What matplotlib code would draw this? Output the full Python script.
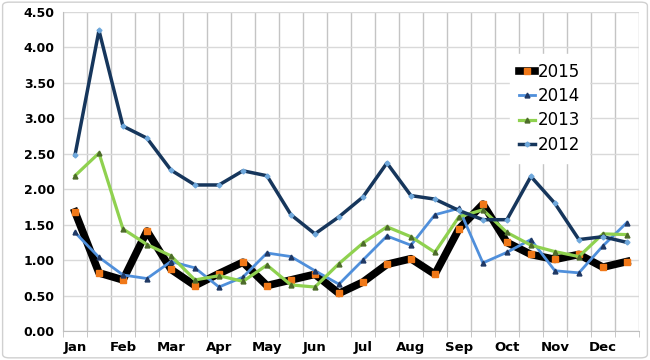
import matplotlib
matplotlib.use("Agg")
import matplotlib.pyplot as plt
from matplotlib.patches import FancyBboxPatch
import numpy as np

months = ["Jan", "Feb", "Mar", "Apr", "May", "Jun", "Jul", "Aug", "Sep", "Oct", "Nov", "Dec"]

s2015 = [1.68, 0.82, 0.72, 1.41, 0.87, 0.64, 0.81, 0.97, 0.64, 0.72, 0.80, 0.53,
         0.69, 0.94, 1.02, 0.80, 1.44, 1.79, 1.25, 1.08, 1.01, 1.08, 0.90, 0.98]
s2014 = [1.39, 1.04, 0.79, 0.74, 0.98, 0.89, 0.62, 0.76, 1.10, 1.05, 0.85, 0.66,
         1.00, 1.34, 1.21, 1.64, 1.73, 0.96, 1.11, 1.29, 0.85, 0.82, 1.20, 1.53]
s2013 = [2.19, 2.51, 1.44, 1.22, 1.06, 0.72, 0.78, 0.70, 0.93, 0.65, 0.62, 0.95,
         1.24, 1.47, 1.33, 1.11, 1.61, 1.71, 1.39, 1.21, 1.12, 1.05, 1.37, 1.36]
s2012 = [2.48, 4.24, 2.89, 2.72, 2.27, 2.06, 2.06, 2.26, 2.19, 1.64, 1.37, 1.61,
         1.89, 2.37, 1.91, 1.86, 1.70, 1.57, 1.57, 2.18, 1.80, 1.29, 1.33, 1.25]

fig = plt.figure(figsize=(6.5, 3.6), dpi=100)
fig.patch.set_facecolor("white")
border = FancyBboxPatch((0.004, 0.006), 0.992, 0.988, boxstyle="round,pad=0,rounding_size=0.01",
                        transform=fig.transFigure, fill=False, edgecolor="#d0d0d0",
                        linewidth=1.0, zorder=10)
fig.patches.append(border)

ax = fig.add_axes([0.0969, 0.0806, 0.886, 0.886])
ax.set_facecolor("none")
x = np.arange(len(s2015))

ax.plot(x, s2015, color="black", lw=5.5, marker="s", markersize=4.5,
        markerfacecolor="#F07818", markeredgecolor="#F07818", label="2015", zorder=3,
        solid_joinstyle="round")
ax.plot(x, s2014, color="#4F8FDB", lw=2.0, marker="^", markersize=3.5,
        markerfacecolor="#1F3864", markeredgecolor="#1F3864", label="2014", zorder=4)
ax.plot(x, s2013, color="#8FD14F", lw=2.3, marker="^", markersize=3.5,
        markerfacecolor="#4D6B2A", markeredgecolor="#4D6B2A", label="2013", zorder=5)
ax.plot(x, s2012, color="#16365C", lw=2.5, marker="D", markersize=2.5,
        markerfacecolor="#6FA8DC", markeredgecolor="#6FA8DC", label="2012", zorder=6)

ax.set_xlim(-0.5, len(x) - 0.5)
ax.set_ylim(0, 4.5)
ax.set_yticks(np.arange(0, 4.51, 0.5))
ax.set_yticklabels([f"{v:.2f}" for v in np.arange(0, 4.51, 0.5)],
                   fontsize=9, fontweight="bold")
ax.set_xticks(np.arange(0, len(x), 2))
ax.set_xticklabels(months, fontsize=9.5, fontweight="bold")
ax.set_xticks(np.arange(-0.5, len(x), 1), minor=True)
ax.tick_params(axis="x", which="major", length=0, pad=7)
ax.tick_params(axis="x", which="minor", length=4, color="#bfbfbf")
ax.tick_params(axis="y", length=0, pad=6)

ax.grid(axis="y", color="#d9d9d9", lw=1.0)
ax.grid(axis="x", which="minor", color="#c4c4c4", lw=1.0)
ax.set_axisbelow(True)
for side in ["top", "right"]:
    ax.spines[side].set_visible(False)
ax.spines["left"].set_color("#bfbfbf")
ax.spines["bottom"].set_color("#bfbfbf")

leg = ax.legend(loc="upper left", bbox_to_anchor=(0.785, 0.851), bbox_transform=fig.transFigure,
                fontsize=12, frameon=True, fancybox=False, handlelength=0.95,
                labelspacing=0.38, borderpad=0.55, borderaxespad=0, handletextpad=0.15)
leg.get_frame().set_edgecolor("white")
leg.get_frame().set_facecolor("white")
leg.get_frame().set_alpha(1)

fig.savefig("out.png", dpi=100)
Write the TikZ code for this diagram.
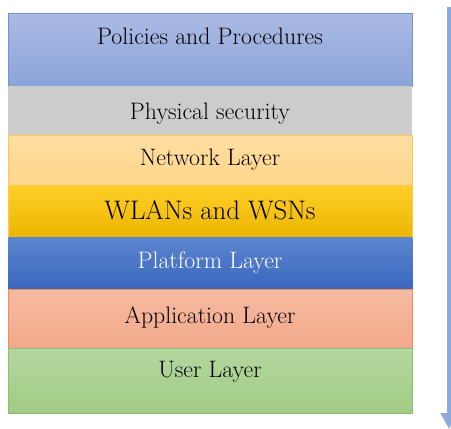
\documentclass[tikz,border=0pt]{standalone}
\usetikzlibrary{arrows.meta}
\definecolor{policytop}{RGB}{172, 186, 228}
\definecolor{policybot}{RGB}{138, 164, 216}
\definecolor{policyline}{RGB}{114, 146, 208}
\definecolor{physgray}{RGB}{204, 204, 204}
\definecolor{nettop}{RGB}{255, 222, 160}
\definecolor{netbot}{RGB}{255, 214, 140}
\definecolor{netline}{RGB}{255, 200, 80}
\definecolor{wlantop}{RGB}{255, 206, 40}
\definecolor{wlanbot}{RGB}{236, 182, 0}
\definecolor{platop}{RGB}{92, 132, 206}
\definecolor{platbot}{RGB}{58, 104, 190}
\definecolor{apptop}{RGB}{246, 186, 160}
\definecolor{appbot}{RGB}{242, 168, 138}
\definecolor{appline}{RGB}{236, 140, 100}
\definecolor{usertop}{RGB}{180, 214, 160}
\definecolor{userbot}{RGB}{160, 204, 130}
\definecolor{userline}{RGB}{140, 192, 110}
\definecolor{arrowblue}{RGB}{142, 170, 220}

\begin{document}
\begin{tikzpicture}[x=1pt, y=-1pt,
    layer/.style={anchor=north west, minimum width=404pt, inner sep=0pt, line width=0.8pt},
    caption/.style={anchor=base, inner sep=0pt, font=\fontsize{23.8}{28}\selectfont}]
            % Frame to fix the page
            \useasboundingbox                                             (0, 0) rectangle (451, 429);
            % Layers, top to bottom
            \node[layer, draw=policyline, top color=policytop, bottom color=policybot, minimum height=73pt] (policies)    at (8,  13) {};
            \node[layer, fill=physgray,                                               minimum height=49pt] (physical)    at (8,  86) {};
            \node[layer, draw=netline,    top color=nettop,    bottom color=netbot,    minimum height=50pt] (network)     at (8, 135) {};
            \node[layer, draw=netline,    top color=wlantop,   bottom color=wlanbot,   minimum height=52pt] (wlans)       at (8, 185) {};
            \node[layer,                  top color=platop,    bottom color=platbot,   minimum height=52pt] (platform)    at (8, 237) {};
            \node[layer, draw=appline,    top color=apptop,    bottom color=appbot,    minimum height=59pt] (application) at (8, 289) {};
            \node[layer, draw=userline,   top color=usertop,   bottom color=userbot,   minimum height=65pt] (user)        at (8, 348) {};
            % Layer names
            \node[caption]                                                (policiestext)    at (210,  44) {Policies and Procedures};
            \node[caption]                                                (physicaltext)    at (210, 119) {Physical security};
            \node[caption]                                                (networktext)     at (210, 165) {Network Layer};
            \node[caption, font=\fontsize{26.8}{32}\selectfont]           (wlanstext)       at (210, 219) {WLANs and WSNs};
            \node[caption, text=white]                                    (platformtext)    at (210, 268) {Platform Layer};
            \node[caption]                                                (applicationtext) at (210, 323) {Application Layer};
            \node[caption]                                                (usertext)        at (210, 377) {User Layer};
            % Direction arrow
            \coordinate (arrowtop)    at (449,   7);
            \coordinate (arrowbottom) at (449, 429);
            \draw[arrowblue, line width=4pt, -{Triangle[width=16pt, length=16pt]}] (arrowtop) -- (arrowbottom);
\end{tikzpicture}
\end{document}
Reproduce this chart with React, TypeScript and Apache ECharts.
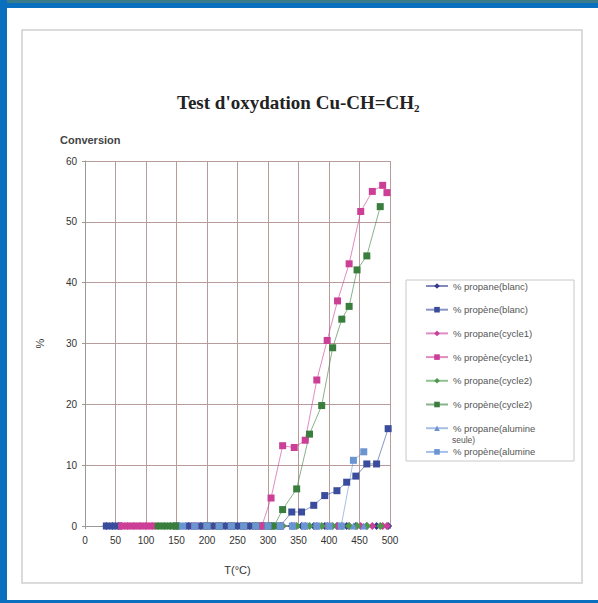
● ● ● ● ●
▸ WHAT TO PRODUCE
Set the lines above down again, word for word, from the first through the one containing "x = np.arange(len(s2015))"; pictures excluded.

▸ OUTPUT OF THE TASK
What matplotlib code would draw this? Output the full Python script.
import matplotlib
matplotlib.use("Agg")
import matplotlib.pyplot as plt
from matplotlib.patches import FancyBboxPatch
import numpy as np

months = ["Jan", "Feb", "Mar", "Apr", "May", "Jun", "Jul", "Aug", "Sep", "Oct", "Nov", "Dec"]

s2015 = [1.68, 0.82, 0.72, 1.41, 0.87, 0.64, 0.81, 0.97, 0.64, 0.72, 0.80, 0.53,
         0.69, 0.94, 1.02, 0.80, 1.44, 1.79, 1.25, 1.08, 1.01, 1.08, 0.90, 0.98]
s2014 = [1.39, 1.04, 0.79, 0.74, 0.98, 0.89, 0.62, 0.76, 1.10, 1.05, 0.85, 0.66,
         1.00, 1.34, 1.21, 1.64, 1.73, 0.96, 1.11, 1.29, 0.85, 0.82, 1.20, 1.53]
s2013 = [2.19, 2.51, 1.44, 1.22, 1.06, 0.72, 0.78, 0.70, 0.93, 0.65, 0.62, 0.95,
         1.24, 1.47, 1.33, 1.11, 1.61, 1.71, 1.39, 1.21, 1.12, 1.05, 1.37, 1.36]
s2012 = [2.48, 4.24, 2.89, 2.72, 2.27, 2.06, 2.06, 2.26, 2.19, 1.64, 1.37, 1.61,
         1.89, 2.37, 1.91, 1.86, 1.70, 1.57, 1.57, 2.18, 1.80, 1.29, 1.33, 1.25]

fig = plt.figure(figsize=(6.5, 3.6), dpi=100)
fig.patch.set_facecolor("white")
border = FancyBboxPatch((0.004, 0.006), 0.992, 0.988, boxstyle="round,pad=0,rounding_size=0.01",
                        transform=fig.transFigure, fill=False, edgecolor="#d0d0d0",
                        linewidth=1.0, zorder=10)
fig.patches.append(border)

ax = fig.add_axes([0.0969, 0.0806, 0.886, 0.886])
ax.set_facecolor("none")
x = np.arange(len(s2015))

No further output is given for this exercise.